## Begin Supplied records
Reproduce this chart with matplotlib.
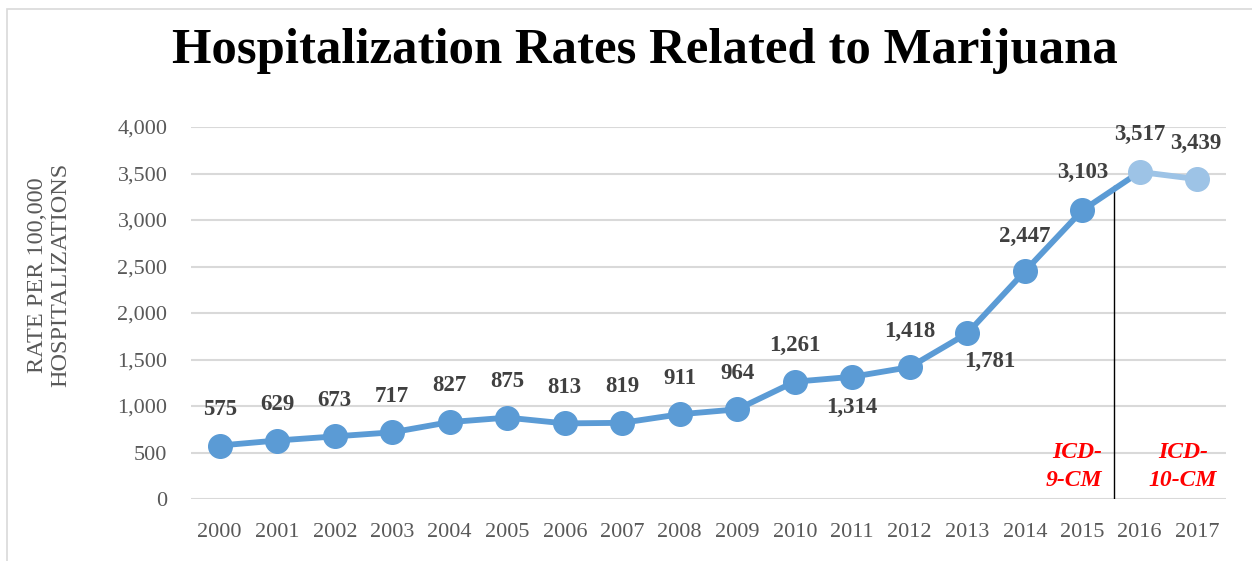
import matplotlib
matplotlib.use("Agg")
import matplotlib.pyplot as plt
from matplotlib.patches import Rectangle

years = ["2000", "2001", "2002", "2003", "2004", "2005", "2006", "2007", "2008",
         "2009", "2010", "2011", "2012", "2013", "2014", "2015", "2016", "2017"]
rates = [575, 629, 673, 717, 827, 875, 813, 819, 911, 964, 1261, 1314, 1418,
         1781, 2447, 3103, 3517, 3439]
yticks = [0, 500, 1000, 1500, 2000, 2500, 3000, 3500, 4000]
# label offsets in points (dx, dy)
label_offsets = [(0, 26)] * 10 + [(0, 26), (0, -22), (0, 26), (16, -20),
                                  (0, 25), (0, 27), (0, 27), (-1, 26)]
n_dark = 16  # 2000..2015 drawn in darker blue

dark = "#5B9BD5"
light = "#9DC3E6"
serif = ["Liberation Serif", "DejaVu Serif"]
plt.rcParams["font.family"] = serif

fig = plt.figure(figsize=(12.52, 5.61), dpi=100)
fig.patches.append(Rectangle((7 / 1252, -0.1), 2, 1.1 - 9 / 561, transform=fig.transFigure,
                             fill=False, edgecolor="#D9D9D9", lw=1.2))
ax = fig.add_axes([191 / 1252, 1 - 499 / 561, (1226 - 191) / 1252, (499 - 127) / 561])

x = list(range(len(years)))
ax.plot(x[:n_dark], rates[:n_dark], color=dark, lw=4.2, solid_capstyle="round", zorder=3)
ax.plot(x[n_dark - 1:n_dark + 1], rates[n_dark - 1:n_dark + 1], color=dark, lw=4.2, zorder=3)
ax.plot(x[n_dark:], rates[n_dark:], color=light, lw=4.2, zorder=3)
ax.plot(x[:n_dark], rates[:n_dark], "o", ms=17, color=dark, zorder=4)
ax.plot(x[n_dark:], rates[n_dark:], "o", ms=17, color=light, zorder=4)

for xi, v, (dx, dy) in zip(x, rates, label_offsets):
    ax.annotate(f"{v:,}", (xi, v), xytext=(dx, dy), textcoords="offset points",
                ha="center", va="center", fontsize=16.5, fontweight="bold", color="#404040")

ax.set_xlim(-0.5, len(years) - 0.5)
ax.set_ylim(0, 4000)
ax.set_yticks(yticks)
ax.set_yticklabels([f"{t:,}" for t in yticks])
ax.set_xticks(x)
ax.set_xticklabels(years)
ax.tick_params(axis="both", length=0, labelsize=16, labelcolor="#595959")
ax.tick_params(axis="y", pad=17)
ax.tick_params(axis="x", pad=17)
ax.grid(axis="y", color="#D9D9D9", lw=1.5)
ax.set_axisbelow(True)
for s in ax.spines.values():
    s.set_visible(False)

# separator between ICD-9 and ICD-10
ax.plot([15.56, 15.56], [0, 3366], color="black", lw=1, zorder=2)
ax.text(15.35, 350, "ICD-\n9-CM", ha="right", va="center", color="red",
        fontsize=17, fontstyle="italic", fontweight="bold", linespacing=1.4)
ax.text(16.75, 350, "ICD-\n10-CM", ha="center", va="center", color="red",
        fontsize=17, fontstyle="italic", fontweight="bold", linespacing=1.4)

fig.text(49 / 1252, 286 / 561, "RATE PER 100,000\nHOSPITALIZATIONS", rotation=90,
         ha="center", va="center", fontsize=17.5, color="#595959", linespacing=1.15)

fig.text(645 / 1252, 1 - 51 / 561, "Hospitalization Rates Related to Marijuana",
         ha="center", va="center", fontsize=36.5, fontweight="bold", color="black")

fig.savefig("out.png", dpi=100)
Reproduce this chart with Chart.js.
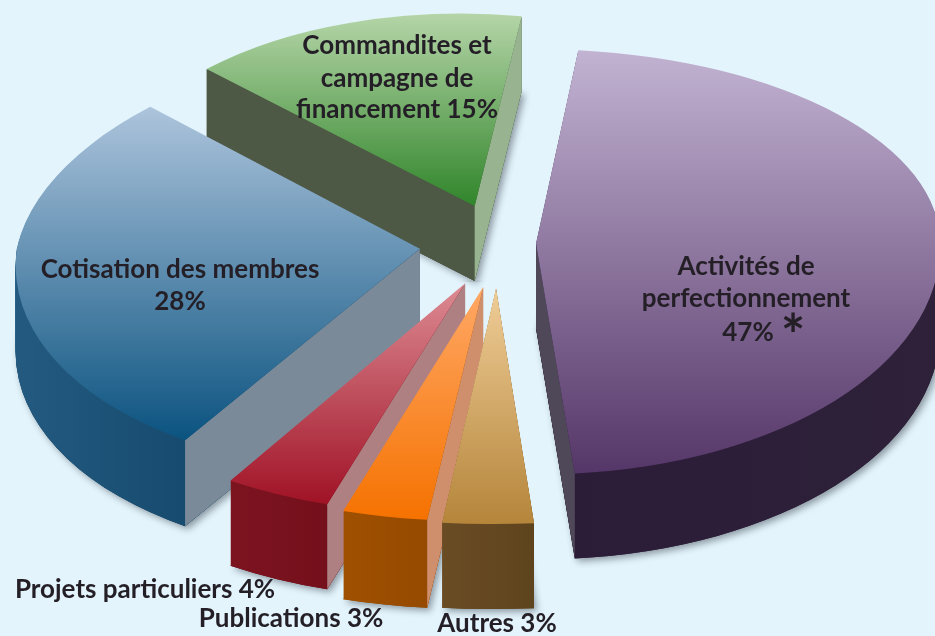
<!DOCTYPE html>
<html><head><meta charset="utf-8">
<script src="https://cdn.jsdelivr.net/npm/chart.js@4"></script>
<style>html,body{margin:0;padding:0;background:#e3f4fc;overflow:hidden}canvas{display:block}</style>
</head><body><canvas id="c" width="935" height="636"></canvas>
<script>
const categories = ["Activités de perfectionnement","Autres","Publications","Projets particuliers","Cotisation des membres","Commandites et campagne de financement"];
const values = [47,3,3,4,28,15];

// styles (per slice, same order as categories)
const explode = [39,90,90,88,78,79];
const nudgeX = [0,0,4,4,0,6];
const depth = [85,85,88,85,86,75];
const kx = [2.02,2.446,2.283,2.148,2.015,1.842];
const kyUp = [.97,1,1,1,1.06,.961];
const kyDown = [1.155,1.18,1.17,1.155,1.12,1];
const sxUp = [0,0,0,0,.224,.0427];
const sxDown = [-.025,.0143,.0417,.072,.152,0];
const skewY = [0,0,0,0,0,-.0566];
const topFrom = ["#c2b3d2","#efcd98","#ffa866","#dd8c94","#adc4dc","#b5d5a8"];
const topTo   = ["#553668","#b5853a","#f57200","#a01226","#0b5380","#30852a"];
const rimFrom = ["#2b1c38","#6a4c24","#a05000","#7c1420","#245a80","#4d5a46"];
const rimTo   = ["#2e2139","#5e441e","#8e4600","#690a14","#043758","#4d5a46"];
const wallStart = [null,null,"#cf8e6c","#ae8082","#7a8a99","#4d5845"];
const wallEnd   = ["#4f4858",null,null,null,null,"#97b38f"];
const paintOrder = [5,4,0,3,2,1];
const centerX = 497, centerY = 243, squash = .5;

function matrix(arc,i,up,dy){
  const mid=(arc.startAngle+arc.endAngle)/2;
  const ax=centerX+nudgeX[i]+explode[i]*Math.cos(mid), ay=centerY+explode[i]*squash*Math.sin(mid)+dy;
  return {ax,ay,a:kx[i],b:-skewY[i],c:-(up?sxUp[i]:sxDown[i]),d:up?kyUp[i]:kyDown[i]};
}
function toScreen(m,lx,ly){return [m.ax+m.a*lx+m.c*ly, m.ay+m.b*lx+m.d*ly];}
function extent(arc,i,dy){
  let xs=[],ys=[];
  const r=arc.outerRadius;
  for(let n=0;n<=48;n++){
    const t=arc.startAngle+(arc.endAngle-arc.startAngle)*n/48;
    const lx=r*Math.cos(t),ly=r*Math.sin(t);
    const p=toScreen(matrix(arc,i,ly<0,dy),lx,ly);xs.push(p[0]);ys.push(p[1]);
  }
  const ap=toScreen(matrix(arc,i,true,dy),0,0);xs.push(ap[0]);ys.push(ap[1]);
  return {x0:Math.min(...xs),x1:Math.max(...xs),y0:Math.min(...ys),y1:Math.max(...ys)};
}
function screenGradient(ctx,arc,m,horizontal,s0,s1,from,to){
  const p=horizontal?m.a:m.b, q=horizontal?m.c:m.d, r=horizontal?m.ax:m.ay;
  const n=p*p+q*q;
  const x0=(s0-r)*p/n,y0=(s0-r)*q/n,x1=(s1-r)*p/n,y1=(s1-r)*q/n;
  const g=ctx.createLinearGradient(arc.x+x0,arc.y+y0,arc.x+x1,arc.y+y1);
  g.addColorStop(0,from);g.addColorStop(1,to);return g;
}
function drawHalves(ctx,arc,i,dy,fill){
  const saved=arc.options;
  [true,false].forEach(up=>{
    const m=matrix(arc,i,up,dy);
    ctx.save();
    ctx.beginPath();
    if(up) ctx.rect(-50,-50,1100,m.ay+50.4); else ctx.rect(-50,m.ay-.4,1100,900);
    ctx.clip();
    ctx.transform(m.a,m.b,m.c,m.d,m.ax,m.ay);
    ctx.translate(-arc.x,-arc.y);
    arc.options=Object.assign({},saved,{backgroundColor:fill(m),borderWidth:0});
    arc.draw(ctx);
    ctx.restore();
  });
  arc.options=saved;
}
function edgeWall(ctx,arc,i,angle,color){
  if(!color) return;
  const r=arc.outerRadius, lx=r*Math.cos(angle), ly=r*Math.sin(angle);
  const m=matrix(arc,i,ly<0,0);
  const p=toScreen(m,lx,ly), d=depth[i];
  ctx.fillStyle=color;
  ctx.beginPath();
  ctx.moveTo(m.ax,m.ay);ctx.lineTo(p[0],p[1]);ctx.lineTo(p[0],p[1]+d);ctx.lineTo(m.ax,m.ay+d);ctx.closePath();
  ctx.fill();
}
const pie3d={
  id:'pie3d',
  beforeDatasetDraw(chart){
    const ctx=chart.ctx, arcs=chart.getDatasetMeta(0).data;
    paintOrder.forEach(i=>{
      const arc=arcs[i], d=depth[i];
      const e=extent(arc,i,0);
      ctx.save();
      ctx.shadowColor='rgba(30,40,50,.45)';ctx.shadowBlur=7;ctx.shadowOffsetX=3;ctx.shadowOffsetY=3;
      drawHalves(ctx,arc,i,d,m=>rimTo[i]);
      ctx.restore();
      for(let dy=d;dy>=1;dy--){
        drawHalves(ctx,arc,i,dy,m=>screenGradient(ctx,arc,m,true,e.x0,e.x1,rimFrom[i],rimTo[i]));
      }
      edgeWall(ctx,arc,i,arc.startAngle,wallStart[i]);
      edgeWall(ctx,arc,i,arc.endAngle,wallEnd[i]);
      drawHalves(ctx,arc,i,0,m=>screenGradient(ctx,arc,m,false,e.y0,e.y1,topFrom[i],topTo[i]));
    });
    return false;
  },
  afterDraw(chart){
    const ctx=chart.ctx;
    ctx.save();
    ctx.fillStyle='#241f26';
    ctx.textBaseline='middle';
    ctx.textAlign='center';
    ctx.font='700 26px Lato';
    const pct=i=>values[i]+'%';
    const put=(t,x,y)=>ctx.fillText(t,x,y);
    put('Commandites et',397,46);put('campagne de',397,79);put('financement '+pct(5),397,110);
    put('Cotisation des membres',180,270);put(pct(4),180,302);
    put('Activités de',746,267);put('perfectionnement',746,299);put(pct(0),748,333);
    ctx.font='700 58px Lato';put('*',793,337);
    ctx.font='700 26px Lato';
    put(categories[3]+' '+pct(3),145,590);
    put(categories[2]+' '+pct(2),291,619);
    put(categories[1]+' '+pct(1),497,624);
    ctx.restore();
  }
};
new Chart(document.getElementById('c'),{
  type:'pie',
  data:{labels:categories,datasets:[{data:values,radius:200,backgroundColor:topTo,borderWidth:0}]},
  options:{responsive:false,animation:false,rotation:6,radius:200,
    plugins:{legend:{display:false},tooltip:{enabled:false}},layout:{padding:0}},
  plugins:[pie3d]
});
</script></body></html>
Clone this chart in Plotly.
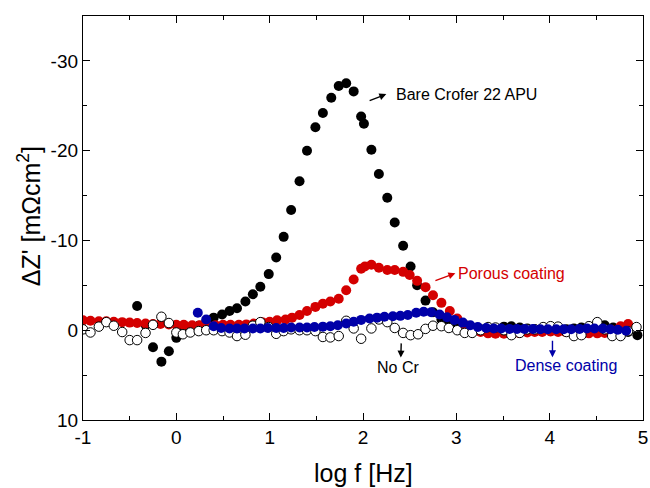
import plotly.graph_objects as go

# ---------------- data ----------------
bare_x = [-0.42, -0.33, -0.25, -0.16, -0.08, 0.00, 0.08, 0.16, 0.24, 0.32,
          0.40, 0.49, 0.57, 0.65, 0.74, 0.82, 0.90, 0.99, 1.07, 1.15,
          1.23, 1.32, 1.40, 1.49, 1.57, 1.66, 1.74, 1.82, 1.90, 1.98,
          2.01, 2.09, 2.17, 2.26, 2.34, 2.43, 2.51, 2.58, 2.67, 2.75,
          2.84, 2.92, 3.01, 3.09, 3.18, 3.26, 3.34, 3.43, 3.51, 3.59,
          3.68, 3.76, 3.84, 3.93, 4.01, 4.09, 4.18, 4.26, 4.34, 4.43,
          4.51, 4.59, 4.68, 4.76, 4.84, 4.94]
bare_y = [-2.7, -0.6, 1.9, 3.5, 2.35, 0.85, -0.2, -0.4, -0.5, -0.9,
          -1.4, -1.75, -2.15, -2.45, -3.2, -4.0, -4.85, -6.25, -8.1, -10.4,
          -13.4, -16.6, -20.0, -22.6, -24.2, -25.9, -27.2, -27.5, -26.6, -23.8,
          -23.0, -20.1, -17.4, -14.75, -12.0, -9.4, -7.1, -5.0, -3.3, -2.0,
          -1.2, -0.7, -0.4, -0.2, -0.1, -0.1, -0.1, -0.2, -0.4, -0.45,
          -0.3, -0.2, -0.1, 0.0, 0.1, 0.0, -0.1, -0.2, -0.3, -0.4,
          -0.55, -0.55, -0.3, 0.0, 0.2, 0.55]

porous_x = [-1.00, -0.92, -0.83, -0.75, -0.67, -0.58, -0.50, -0.42, -0.33, -0.25,
            -0.17, -0.08, 0.00, 0.08, 0.17, 0.25, 0.33, 0.42, 0.50, 0.58,
            0.67, 0.75, 0.83, 0.92, 1.00, 1.08, 1.17, 1.24, 1.32, 1.40,
            1.49, 1.57, 1.65, 1.74, 1.82, 1.90, 1.98, 2.02, 2.09, 2.17,
            2.26, 2.34, 2.43, 2.50, 2.58, 2.67, 2.75, 2.84, 2.93, 3.01,
            3.09, 3.17, 3.26, 3.34, 3.42, 3.51, 3.59, 3.67, 3.76, 3.84,
            3.92, 4.01, 4.09, 4.17, 4.26, 4.34, 4.42, 4.51, 4.59, 4.67,
            4.76, 4.84]
porous_y = [-1.1, -1.05, -1.0, -1.0, -0.95, -0.9, -0.85, -0.8, -0.75, -0.7,
            -0.7, -0.65, -0.6, -0.6, -0.55, -0.55, -0.55, -0.55, -0.6, -0.6,
            -0.6, -0.65, -0.75, -0.9, -0.95, -1.1, -1.2, -1.4, -1.7, -2.15,
            -2.6, -2.95, -3.2, -3.5, -4.45, -5.65, -6.85, -7.1, -7.3, -6.95,
            -6.7, -6.7, -6.5, -6.15, -5.5, -4.8, -3.9, -3.05, -2.15, -1.3,
            -0.6, -0.1, 0.2, 0.35, 0.4, 0.4, 0.35, 0.3, 0.25, 0.2,
            0.2, 0.15, 0.2, 0.2, 0.25, 0.3, 0.35, 0.35, 0.3, 0.0,
            -0.45, -0.7]

nocr_x = [-1.00, -0.92, -0.83, -0.75, -0.67, -0.58, -0.50, -0.42, -0.33, -0.25,
          -0.16, -0.08, 0.00, 0.07, 0.15, 0.24, 0.32, 0.40, 0.49, 0.57,
          0.65, 0.74, 0.82, 0.90, 0.99, 1.07, 1.15, 1.23, 1.32, 1.40,
          1.49, 1.57, 1.65, 1.74, 1.82, 1.90, 1.98, 2.09, 2.17, 2.26,
          2.34, 2.43, 2.51, 2.59, 2.67, 2.75, 2.84, 2.92, 3.01, 3.09,
          3.17, 3.26, 3.34, 3.42, 3.51, 3.59, 3.68, 3.76, 3.84, 3.93,
          4.01, 4.09, 4.18, 4.26, 4.34, 4.42, 4.51, 4.59, 4.67, 4.76,
          4.84, 4.93]
nocr_y = [-0.1, 0.25, -0.4, -0.9, -0.5, 0.2, 1.1, 1.1, 0.3, -0.6,
          -1.5, -0.8, 0.25, 0.45, 0.25, 0.1, 0.0, 0.0, 0.1, 0.25,
          0.65, 0.5, -0.5, -0.9, -0.35, 0.4, 0.1, -0.1, 0.0, 0.0,
          0.1, 0.75, 0.8, 0.65, -1.05, -0.2, 0.95, -0.2, -1.2, -0.9,
          -0.25, 0.3, 0.55, 0.45, -0.15, -0.5, -0.45, -0.25, 0.0, 0.3,
          0.3, 0.0, -0.35, -0.3, 0.0, 0.55, 0.3, -0.1, -0.1, -0.35,
          -0.45, -0.4, 0.2, 0.65, 0.55, -0.45, -0.9, -0.1, 0.65, 0.65,
          0.1, -0.35]

dense_x = [0.23, 0.32, 0.40, 0.48, 0.57, 0.65, 0.73, 0.82, 0.90, 0.98,
           1.07, 1.15, 1.23, 1.32, 1.40, 1.48, 1.57, 1.65, 1.73, 1.82,
           1.90, 1.98, 2.07, 2.15, 2.23, 2.32, 2.40, 2.48, 2.57, 2.65,
           2.73, 2.82, 2.90, 2.98, 3.07, 3.15, 3.23, 3.32, 3.40, 3.48,
           3.57, 3.65, 3.73, 3.82, 3.90, 3.98, 4.07, 4.15, 4.23, 4.32,
           4.40, 4.48, 4.57, 4.65, 4.73, 4.82]
dense_y = [-1.95, -1.2, -0.45, -0.25, -0.2, -0.2, -0.2, -0.2, -0.2, -0.25,
           -0.25, -0.25, -0.3, -0.3, -0.3, -0.35, -0.4, -0.45, -0.55, -0.75,
           -0.95, -1.15, -1.3, -1.4, -1.5, -1.55, -1.6, -1.7, -1.95, -2.05,
           -2.0, -1.75, -1.45, -1.15, -0.85, -0.55, -0.35, -0.25, -0.2, -0.2,
           -0.15, -0.15, -0.15, -0.15, -0.1, -0.1, -0.1, -0.1, -0.1, -0.15,
           -0.2, -0.2, -0.2, -0.1, -0.05, 0.05]

x_ticks = [-1, 0, 1, 2, 3, 4, 5]
x_tick_labels = ["-1", "0", "1", "2", "3", "4", "5"]
y_ticks = [-30, -20, -10, 0, 10]
y_tick_labels = ["-30", "-20", "-10", "0", "10"]

# ---------------- styles ----------------
FONT = "Arial, Liberation Sans, sans-serif"
BLACK = "#000000"
RED = "#d40000"
BLUE = "#0000a8"
MS = 10

fig = go.Figure()
fig.add_trace(go.Scatter(x=bare_x, y=bare_y, mode="markers", name="Bare Crofer 22 APU",
                         marker=dict(size=MS, color=BLACK, line=dict(width=0))))
fig.add_trace(go.Scatter(x=porous_x, y=porous_y, mode="markers", name="Porous coating",
                         marker=dict(size=MS, color=RED, line=dict(width=0))))
fig.add_trace(go.Scatter(x=nocr_x, y=nocr_y, mode="markers", name="No Cr",
                         marker=dict(size=MS - 0.5, color="white", line=dict(width=1, color=BLACK))))
fig.add_trace(go.Scatter(x=dense_x, y=dense_y, mode="markers", name="Dense coating",
                         marker=dict(size=MS, color=BLUE, line=dict(width=0))))

axis_common = dict(showline=True, linecolor="black", linewidth=1.3, mirror="ticks",
                   ticks="inside", ticklen=7, tickwidth=1.3, tickcolor="black",
                   showgrid=False, zeroline=False, automargin=False,
                   tickfont=dict(family=FONT, size=19, color="black"))

fig.update_xaxes(range=[-1, 5], tickvals=x_ticks, ticktext=x_tick_labels,
                 minor=dict(ticks="inside", ticklen=4, tickwidth=1.3, tickcolor="black", dtick=0.5, showgrid=False),
                 **axis_common)
fig.update_yaxes(range=[10, -35], tickvals=y_ticks, ticktext=y_tick_labels,
                 minor=dict(ticks="inside", ticklen=4, tickwidth=1.3, tickcolor="black", dtick=5, showgrid=False),
                 **axis_common)

annots = []
# axis titles
annots.append(dict(text="log f [Hz]", xref="paper", yref="paper", x=0.5, y=-0.13,
                   xanchor="center", yanchor="middle", showarrow=False,
                   font=dict(family=FONT, size=25, color="black")))
annots.append(dict(text="ΔZ' [mΩcm<sup>2</sup>]", xref="paper", yref="paper", x=-0.096, y=0.505,
                   xanchor="center", yanchor="middle", showarrow=False, textangle=-90,
                   font=dict(family=FONT, size=25, color="black")))

# labels
annots.append(dict(text="Bare Crofer 22 APU", x=2.33, y=-26.3, xref="x", yref="y",
                   xanchor="left", yanchor="middle", showarrow=False,
                   font=dict(family=FONT, size=16, color=BLACK)))
annots.append(dict(text="Porous coating", x=3.0, y=-6.34, xref="x", yref="y",
                   xanchor="left", yanchor="middle", showarrow=False,
                   font=dict(family=FONT, size=16, color=RED)))
annots.append(dict(text="No Cr", x=2.38, y=4.1, xref="x", yref="y",
                   xanchor="center", yanchor="middle", showarrow=False,
                   font=dict(family=FONT, size=16, color=BLACK)))
annots.append(dict(text="Dense coating", x=4.18, y=3.9, xref="x", yref="y",
                   xanchor="center", yanchor="middle", showarrow=False,
                   font=dict(family=FONT, size=16, color=BLUE)))

# arrows
def arrow(x0, y0, x1, y1, color):
    return dict(text="", x=x1, y=y1, ax=x0, ay=y0, xref="x", yref="y", axref="x", ayref="y",
                showarrow=True, arrowhead=2, arrowsize=1, arrowwidth=1.4, arrowcolor=color)

annots.append(arrow(2.055, -25.5, 2.25, -26.3, BLACK))
annots.append(arrow(2.76, -5.47, 2.99, -6.34, RED))
annots.append(arrow(2.41, 1.3, 2.405, 3.05, BLACK))
annots.append(arrow(4.03, 1.0, 4.03, 3.0, BLUE))

fig.update_layout(width=650, height=488, margin=dict(l=83, r=7, t=16, b=68),
                  paper_bgcolor="white", plot_bgcolor="white", showlegend=False,
                  font=dict(family=FONT), annotations=annots)

fig.write_html("out.html", config={"displayModeBar": False},
               post_script="document.body.style.margin='0';document.body.style.overflow='hidden';")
## End Supplied records
Direction
The first line to give again is the one with "Clone this chart in Plotly.", and the last is the one with "import plotly.graph_objects as go". Repeat them and everything between exactly, minus the pictures.

Task solution
Clone this chart in Plotly.
import plotly.graph_objects as go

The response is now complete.